Ohio National moved for summary judgment, seeking an adjudication that the policies were STOLI and that it did not have to return the premium it had been paid for the policies. The district court granted Ohio National’s motion, applying Illinois law and holding that:


  • The life insurance policies at issue were STOLI and void ab initio;
  • Ohio National could retain the premium paid for the void policies, even if the defendants did not appreciate the illegality of the STOLI scheme, with the exception of $91,000 in premium paid by an investor who purchased an interest in a trust, who the court found to be innocent of wrongdoing; and
  • Ohio National was entitled to $726,000 in damages from the complicit parties. The damages included the commissions that Ohio National had paid to the agent and Ohio National’s attorneys’ fees and costs incurred in proving that the policies were STOLI and void.


Seventh Circuit’s Decision

The United States Court of Appeals for the Seventh Circuit affirmed. The appellate opinion addresses three issues: (1) whether the insurance policies were STOLI; (2) what to do about the premiums that had been paid for the policies; and (3) Ohio National’s request for damages. The court found that the life insurance policies were STOLI and void ab initio under the circumstances presented, and that this scenario violated Illinois’ prohibition of gambling on the life of another person. Although family members of the insureds were the initial beneficiaries of the trusts, the court found it to be persuasive that third parties controlled the process and initiated, paid for and controlled the policies from the outset. The agent’s participation in this scheme also violated the agent’s contractual duties to Ohio National, which included an “absolute prohibition against participa- tion in any type of premium financing scheme involving an unrelated third party,” which the Seventh Circuit found to be “an exact description” of the STOLI scheme.

The court held that while policies which were procured in good faith could be assigned at a later date to third parties which did not have an insurable interest in the life of the insureds, the policies at issue here did not fall into that category because they were procured initially by someone who did not have an insurable interest in the life of the insureds. Although the insureds’ family members retained beneficial interests in the policies for a short time, they never controlled the trusts, and the court described the insureds as “the defendants’ puppets and the policies were bets by strangers on the insureds’ longevity.”

With respect to the premiums, the court held that when an illegal contract is voided, the parties to the contract normally will be left where they had placed themselves with no recovery of the money paid for the illegal services. The court therefore affirmed the district court’s ruling that Ohio National did not have to pay to the participants in the STOLI scheme the funds paid as premiums for the voided policies. However, the court found that one of the defendants, an investor in one of the trusts, was not to blame for the illegality and had no knowledge of the wrongful STOLI scheme. Therefore, it affirmed the district court’s ruling that Ohio National return to him the $91,000 he had paid for premium for one of the voided policies.

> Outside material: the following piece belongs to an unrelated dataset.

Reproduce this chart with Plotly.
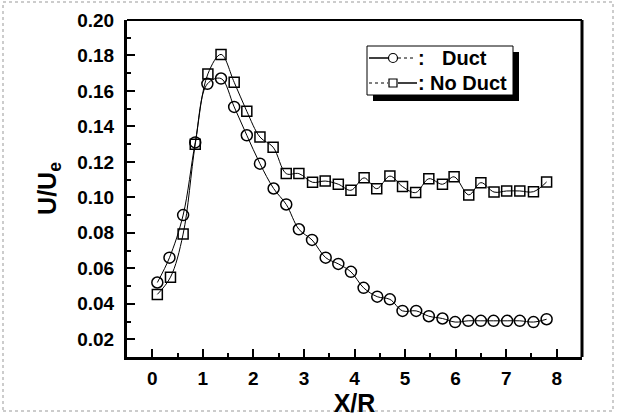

Finally, the court affirmed an award of damages to Ohio National in the amount of the commissions it paid to the complicit agent and its attorneys’ fees and expenses paid in contesting the policies.


This is likely to be an important opinion in this area. It may be the only appellate opinion to date which addresses the issue of the fate of premium paid for STOLI, and the allowance of damages to the insurer which included its attorneys’ fees may change the financial calculus of these actions.